Does Montessori education hinders creativity?
Parents who are new to Montessori have often voiced concerns about the “lack of” creativity in a Montessori classroom. Compared to a daycare centre that promotes a “free-play” or “play-based” approach, the Montessori classroom may seem to be too rigid and too structured with too little “play” time. So does the Montessori education approach really hinders children’s creativity?
Montessori promotes true creativity
At first glance, a Montessori classroom doesn’t scream “this is a creative space.” The classroom atmosphere is calm and orderly with not a lot of unstructured toys or pretend play materials out and about all over the room.
Instead, Montessori preschool supports the development of creativity at much more than just a superficial, finger-painting level. (There’s absolutely nothing wrong with finger painting—our point is just that it’s not the primary way to nurture a creative capacity.). With beautiful and inspiring Montessori tools and furniture, the Montessori classroom allows each child to slowly develop oneself, to become an individual capable of meaningful, motivated thought and action as he/she grows.
Here’s how Montessori fosters creativity:
Artistic expressions everywhere
When you visit a Montessori preschool classroom, you’ll find artistic expression everywhere, not just during arts time. Fine paintings may be displayed along the walls, at the children’s eye level; books illustrated with high-quality images are always available for reading. In a Montessori classroom, a 3-year-old student may be cutting coloured pieces of paper, and assembling them into a mosaic in the practical life area. A 4-year-old may be carefully painting a map of the world with water colours as part of her exploration of geography. And a 5-year-old may be making a book about a recent trip to the waterpark, illustrating the wave pool and slides and writing about them, combining art with language skills. When the whole environment is constantly filled with artistic expressions in various forms, creativity would naturally follows.
Follow the child – Child-led creativity
In a traditional preschool or daycare, children typically work on and complete projects assigned by the teacher. Every child draw a Christmas tree for Christmas, or make a tie for Father’s Day. The teacher provides the same materials to all children, and directs them on how to complete the project.
Nothing hinders creativity more than being told what to do and what to work on every single day! In order to be creative, we must first be unique, be individuals with our own take on the world, be curious about how things work, and be confident in our own abilities to succeed.
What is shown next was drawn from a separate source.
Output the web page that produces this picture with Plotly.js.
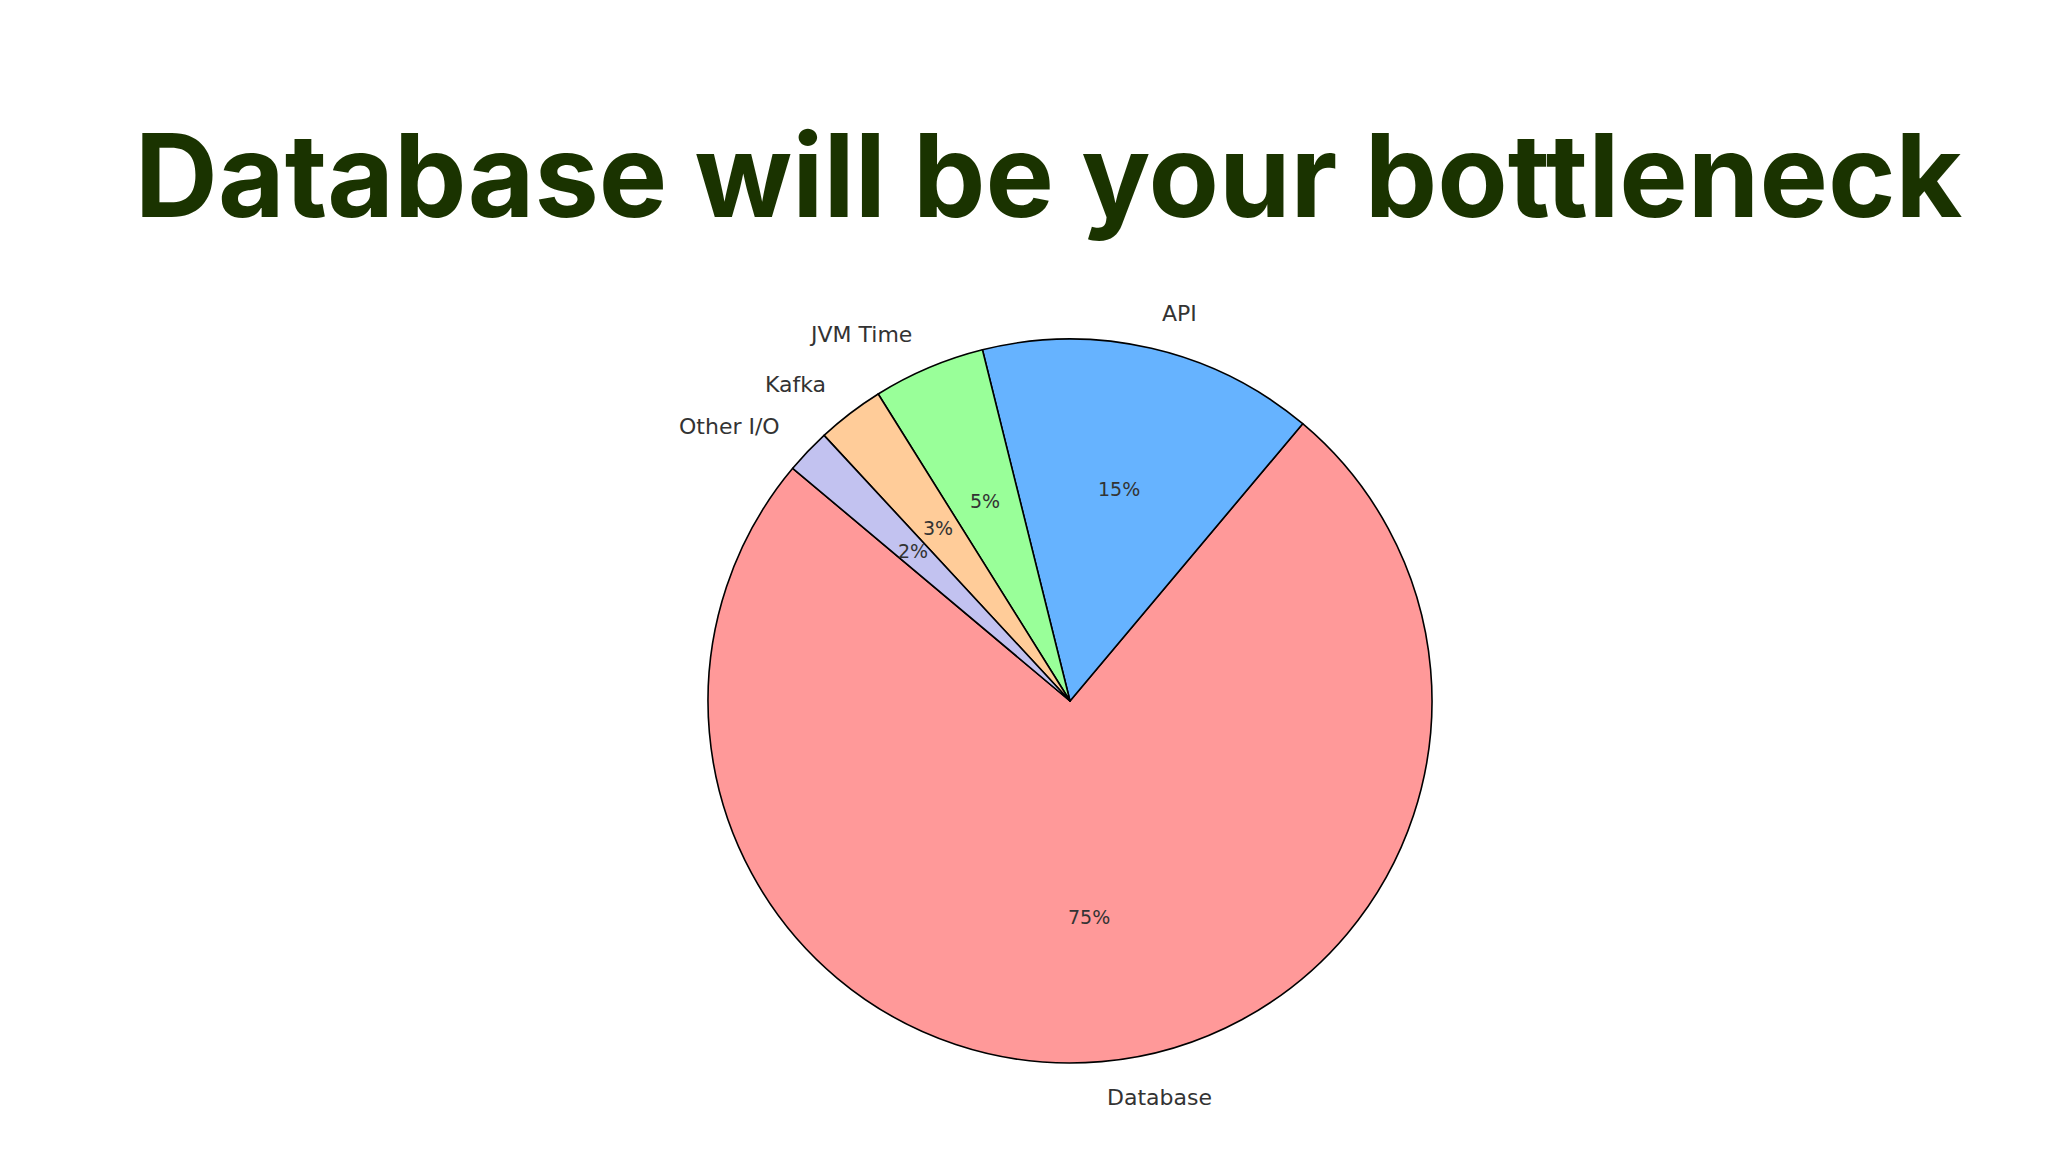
<!DOCTYPE html>
<html>
<head>
<meta charset="utf-8">
<script src="https://cdn.plot.ly/plotly-3.0.1.min.js"></script>
<style>html,body{margin:0;padding:0;background:#fff;}#chart{width:2048px;height:1152px;}</style>
</head>
<body>
<div id="chart"></div>
<script>
const categories = ["Database", "API", "JVM Time", "Kafka", "Other I/O"];
const shares = [75, 15, 5, 3, 2];
const pctLabels = ["75%", "15%", "5%", "3%", "2%"];
const sliceColors = ["#ff9999", "#66b3ff", "#99ff99", "#ffcc99", "#c2c2f0"];
const chartTitle = "Database will be your bottleneck";

const W = 2048, H = 1152;
const cx = 1070, cyTop = 701, R = 362;
const cyBottom = H - cyTop;
const startAngle = 140; // degrees, math convention, counterclockwise

const domainX = [(cx - R) / W, (cx + R) / W];
const domainY = [(cyBottom - R) / H, (cyBottom + R) / H];

const total = shares.reduce((a, b) => a + b, 0);
const annotations = [];
let cum = 0;
shares.forEach((v, i) => {
  const span = v / total * 360;
  const mid = (startAngle + cum + span / 2) * Math.PI / 180;
  cum += span;
  const c = Math.cos(mid), s = Math.sin(mid);
  annotations.push({
    xref: 'paper', yref: 'paper',
    x: (cx + 1.1 * R * c) / W, y: (cyBottom + 1.1 * R * s) / H,
    text: categories[i], showarrow: false,
    xanchor: c > 0 ? 'left' : 'right', yanchor: 'middle',
    font: {family: 'DejaVu Sans', size: 22, color: '#333333'}
  });
  annotations.push({
    xref: 'paper', yref: 'paper',
    x: (cx + 0.6 * R * c) / W, y: (cyBottom + 0.6 * R * s) / H,
    text: pctLabels[i], showarrow: false,
    xanchor: 'center', yanchor: 'middle',
    font: {family: 'DejaVu Sans', size: 19, color: '#333333'}
  });
});

// Plotly (counterclockwise) puts the end of the first slice at the rotation point
const firstEnd = (startAngle + shares[0] / total * 360) % 360;

const data = [{
  type: 'pie',
  labels: categories,
  values: shares,
  sort: false,
  direction: 'counterclockwise',
  rotation: 90 - firstEnd,
  marker: {colors: sliceColors, line: {color: '#000000', width: 1.6}},
  textinfo: 'none',
  hoverinfo: 'label+percent',
  showlegend: false,
  domain: {x: domainX, y: domainY}
}];

const layout = {
  width: W, height: H,
  margin: {l: 0, r: 0, t: 0, b: 0},
  paper_bgcolor: '#ffffff',
  showlegend: false,
  title: {
    text: '<b>' + chartTitle + '</b>',
    font: {family: 'Inter', size: 115, color: '#1a3300'},
    x: 0.512, xanchor: 'center',
    y: 0.847, yanchor: 'middle'
  },
  annotations: annotations
};

Plotly.newPlot('chart', data, layout, {displayModeBar: false, staticPlot: true});
</script>
</body>
</html>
That’s why in a Montessori classroom, we adhere to the “follow the child” principle. Children are free to create their own art and do their own “work” following their own interests. They paint what they want on their easels. They draw pictures that interest them and write about them. They make collages from cut papers that express their view of what looks pretty together.
More importantly, children have the freedom to be artistic when they feel drawn to art: all art materials are available all day long, and are always ready when the inspiration strikes! Others may be drawn to music, or math, and pursue those interests. In Montessori, it’s all about the self-generated process of exploration and expression; it’s about allowing the individual child’s creativity energy to develop, not about producing a standardized art project to take home for parents to admire.
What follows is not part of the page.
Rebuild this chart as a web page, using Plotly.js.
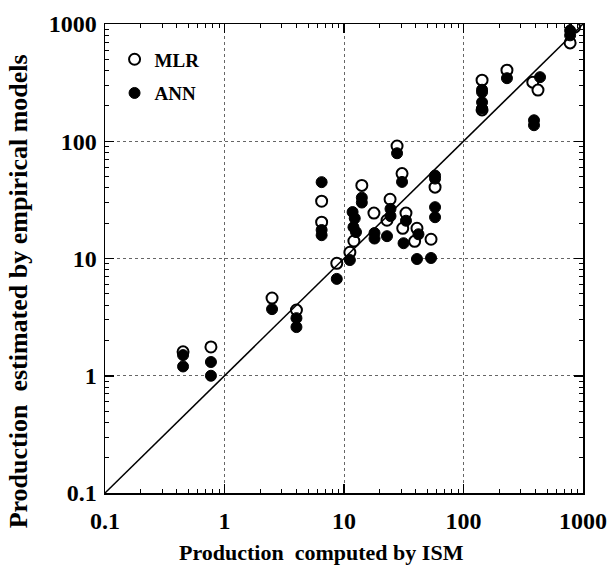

Develop the necessary skills and knowledge to be creative
To be truly creative, children need to master essential skills, and build a solid foundation of knowledge. For example, to become a compelling writer, children need to acquire a breadth of vocabulary, a firm command of grammar, and the skills to put words together on paper in a compelling structure. In Montessori, we help children learn these skills and to apply them in practice, from a young age using our very carefully designed tools. We also strive for cross-area integration, and an application of knowledge learned to practical life. This type of approach fosters the divergent, integrative thinking needed for truly creative work!
Inspire Montessori School Classrooms – Cultivate true creativity
In summary, although not very apparent at the first glance, the Montessori environment is designed to allow for creativity to bloom. And at Inspire Montessori school, we aim to provide the perfect Montessori environment to spark true creativity in all our children.